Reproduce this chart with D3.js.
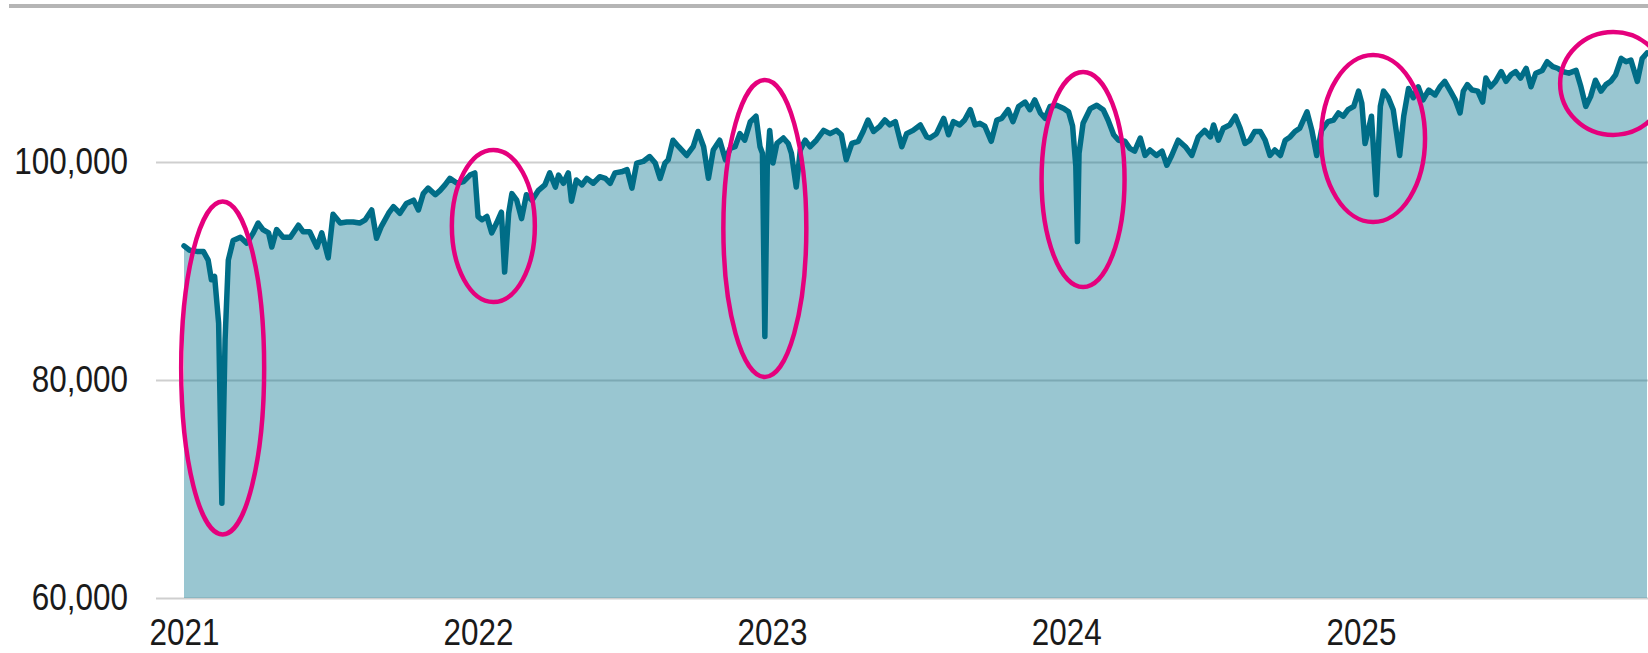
<!DOCTYPE html>
<html>
<head>
<meta charset="utf-8">
<script src="https://cdn.jsdelivr.net/npm/d3@7"></script>
<style>
  body { margin: 0; background: #fff; }
  text { font-family: "Liberation Sans", Arial, sans-serif; }
</style>
</head>
<body>
<svg id="chart" width="1648" height="653"></svg>
<script>
const startDate = new Date(Date.UTC(2021, 0, 1))

// days since 2021-01-01
const dayIndex = [
  0, 7, 16, 24, 30, 34, 38, 43, 47, 51, 55, 61, 70, 78, 86, 92, 98, 105, 109, 115,
  123, 132, 142, 148, 156, 165, 171, 179, 185, 194, 202, 210, 218, 225, 233, 239, 245, 254, 260, 268,
  276, 285, 291, 297, 303, 312, 318, 324, 330, 339, 347, 355, 361, 365, 370, 376, 382, 388, 394, 398,
  403, 407, 413, 419, 425, 432, 440, 448, 454, 461, 465, 471, 477, 481, 487, 494, 500, 508, 516, 523,
  529, 535, 543, 550, 556, 562, 570, 578, 585, 591, 597, 601, 607, 614, 624, 632, 638, 645, 651, 657,
  665, 672, 678, 684, 690, 696, 703, 710, 715, 718, 721, 724, 727, 731, 736, 744, 750, 754, 760, 765,
  771, 777, 785, 794, 802, 810, 816, 822, 829, 837, 843, 849, 856, 864, 870, 876, 883, 891, 897, 905,
  914, 922, 926, 934, 943, 949, 955, 963, 969, 976, 982, 988, 994, 1002, 1009, 1015, 1023, 1029, 1036, 1044,
  1050, 1056, 1063, 1069, 1075, 1083, 1092, 1098, 1103, 1107, 1109, 1111, 1116, 1125, 1133, 1141, 1147, 1154, 1160, 1168,
  1174, 1180, 1187, 1193, 1199, 1207, 1214, 1220, 1226, 1234, 1243, 1251, 1259, 1267, 1274, 1278, 1284, 1290, 1298, 1305,
  1311, 1317, 1323, 1329, 1336, 1342, 1348, 1354, 1361, 1367, 1373, 1379, 1385, 1394, 1400, 1406, 1412, 1420, 1427, 1433,
  1439, 1445, 1452, 1458, 1462, 1466, 1470, 1474, 1480, 1485, 1489, 1495, 1501, 1509, 1514, 1520, 1526, 1532, 1538, 1545,
  1553, 1559, 1565, 1572, 1578, 1584, 1588, 1593, 1599, 1606, 1612, 1616, 1622, 1628, 1635, 1641, 1647, 1653, 1659, 1666,
  1672, 1678, 1686, 1692, 1699, 1705, 1711, 1719, 1728, 1734, 1740, 1746, 1752, 1759, 1765, 1771, 1777, 1784, 1790, 1796,
  1804, 1810, 1816
]

const supply = [
  92300, 91900, 91800, 91800, 91000, 89200, 89500, 85200, 68700, 83700, 91000, 92800, 93100, 92550, 93500, 94400, 93800, 93500, 92200, 93800,
  93100, 93100, 94200, 93600, 93600, 92200, 93500, 91200, 95200, 94400, 94500, 94500, 94400, 94700, 95600, 93000, 94100, 95300, 95900, 95300,
  96200, 96500, 95600, 97100, 97600, 97000, 97400, 97900, 98500, 98050, 98200, 98800, 99000, 95000, 94700, 95000, 93500, 94400, 95400, 89900,
  95300, 97100, 96500, 94800, 97000, 96500, 97400, 97900, 99000, 97700, 98800, 98050, 99000, 96400, 98350, 97900, 98500, 98050, 98650, 98500,
  98050, 99000, 99100, 99300, 97600, 99900, 100050, 100500, 99900, 98500, 99900, 100200, 102000, 101400, 100600, 101400, 102800, 101400, 98500, 101100,
  102000, 100200, 101250, 101400, 102600, 102000, 103700, 104200, 101400, 100800, 84000, 99600, 102900, 99900, 101700, 102200, 101700, 100800, 97700, 101100,
  102000, 101400, 102000, 102900, 102600, 102900, 102500, 100200, 101700, 101900, 102800, 103850, 102800, 103300, 103850, 103400, 103700, 101400, 102600, 102900,
  103400, 102300, 102200, 102600, 104000, 102500, 103700, 103400, 103850, 104800, 103400, 103550, 103300, 101900, 103850, 104000, 104800, 103700, 105100, 105500,
  104800, 105700, 104500, 104000, 105100, 105200, 104900, 104600, 103300, 99600, 92700, 100800, 103550, 104900, 105200, 104800, 103850, 102500, 102000, 101900,
  101250, 101000, 102200, 100600, 101100, 100600, 101000, 99700, 100600, 102000, 101400, 100600, 102300, 102900, 102300, 103400, 102000, 103100, 103400, 104200,
  103100, 101700, 102000, 102800, 102800, 102000, 100600, 101100, 100600, 102000, 102300, 102800, 103100, 104600, 102900, 100600, 102900, 103700, 103850, 104500,
  104200, 104800, 105100, 106500, 105400, 101700, 102900, 104200, 97000, 105100, 106500, 105900, 104800, 100600, 104200, 106750, 105900, 106900, 105700, 106600,
  106150, 106900, 107400, 106500, 105700, 104500, 106500, 107100, 106600, 106500, 105500, 107700, 106900, 107400, 108300, 107400, 108000, 108300, 107700, 108600,
  106900, 108150, 108400, 109200, 108750, 108600, 108300, 108150, 108400, 106900, 105100, 106000, 107500, 106500, 107100, 107400, 108000, 109500, 109200, 109360,
  107400, 109500, 110000
]

const yearTicks = [2021, 2022, 2023, 2024, 2025]
const valueTicks = [60000, 80000, 100000]

// circled storm dips: centre (day, value) and half extents (days, value)
const stormDay = [48, 384, 721, 1116, 1476, 1774]
const stormValue = [81100, 94130, 93900, 98390, 102150, 107200]
const stormHalfDays = [51.5, 51.5, 51.5, 51.5, 64.5, 65.8]
const stormHalfValue = [15275, 6972, 13623, 9862, 7660, 4725]

const W = 1648
const H = 653
const SQUEEZE = 0.85 // labels in the original are a narrow face

const toDate = d => new Date(startDate.getTime() + d * 864e5)

const data = dayIndex.map((d, i) => ({ date: toDate(d), value: supply[i] }))

const x = d3.scaleUtc()
  .domain([startDate, d3.utcYear.offset(startDate, 4)])
  .range([184, 1361])

const y = d3.scaleLinear()
  .domain([60000, 100000])
  .range([598, 162])

const svg = d3.select("#chart")

const narrowLabels = sel => {
  sel.attr("font-size", 37)
    .attr("fill", "#1a1a1a")
    .attr("font-family", null)
    .attr("x", function() { return (+d3.select(this).attr("x") || 0) / SQUEEZE })
    .attr("transform", `scale(${SQUEEZE},1)`)
}

// grey rule along the top
svg.append("line")
  .attr("x1", 9).attr("x2", W)
  .attr("y1", 6).attr("y2", 6)
  .attr("stroke", "#b5b5b5")
  .attr("stroke-width", 4)

const yAxis = svg.append("g")
  .attr("transform", "translate(156,0)")
  .call(d3.axisLeft(y)
    .tickValues(valueTicks)
    .tickSize(-(W - 156))
    .tickPadding(28)
    .tickFormat(d3.format(",")))

yAxis.select(".domain").remove()
yAxis.selectAll(".tick line")
  .attr("stroke", "#cfcfcf")
  .attr("stroke-width", 2)
yAxis.selectAll(".tick text").call(narrowLabels)

const area = d3.area()
  .x(d => x(d.date))
  .y0(y(60000))
  .y1(d => y(d.value))

const line = d3.line()
  .x(d => x(d.date))
  .y(d => y(d.value))

svg.append("path")
  .datum(data)
  .attr("d", area)
  .attr("fill", "#00708c")
  .attr("fill-opacity", 0.4)

svg.append("path")
  .datum(data)
  .attr("d", line)
  .attr("fill", "none")
  .attr("stroke", "#006d87")
  .attr("stroke-width", 5.5)
  .attr("stroke-linejoin", "round")
  .attr("stroke-linecap", "round")

const xAxis = svg.append("g")
  .attr("transform", "translate(0,598)")
  .call(d3.axisBottom(x)
    .tickValues(yearTicks.map(yr => new Date(Date.UTC(yr, 0, 1))))
    .tickFormat(d3.utcFormat("%Y"))
    .tickSize(0)
    .tickPadding(21))

xAxis.select(".domain").remove()
xAxis.selectAll(".tick text").call(narrowLabels)

// magenta rings round the winter storm dips
svg.append("g")
  .selectAll("ellipse")
  .data(stormDay)
  .enter().append("ellipse")
    .attr("cx", d => x(toDate(d)))
    .attr("cy", (d, i) => y(stormValue[i]))
    .attr("rx", (d, i) => x(toDate(d + stormHalfDays[i])) - x(toDate(d)))
    .attr("ry", (d, i) => y(stormValue[i] - stormHalfValue[i]) - y(stormValue[i]))
    .attr("fill", "none")
    .attr("stroke", "#e5007d")
    .attr("stroke-width", 4.5)
</script>
</body>
</html>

### The exercise
Leave out any pictures, please, and quote only the lines from the top of the data through the line that contains "const startDate = new".

### Problem solution
Reproduce this chart with D3.js.
<!DOCTYPE html>
<html>
<head>
<meta charset="utf-8">
<script src="https://cdn.jsdelivr.net/npm/d3@7"></script>
<style>
  body { margin: 0; background: #fff; }
  text { font-family: "Liberation Sans", Arial, sans-serif; }
</style>
</head>
<body>
<svg id="chart" width="1648" height="653"></svg>
<script>
const startDate = new Date(Date.UTC(2021, 0, 1))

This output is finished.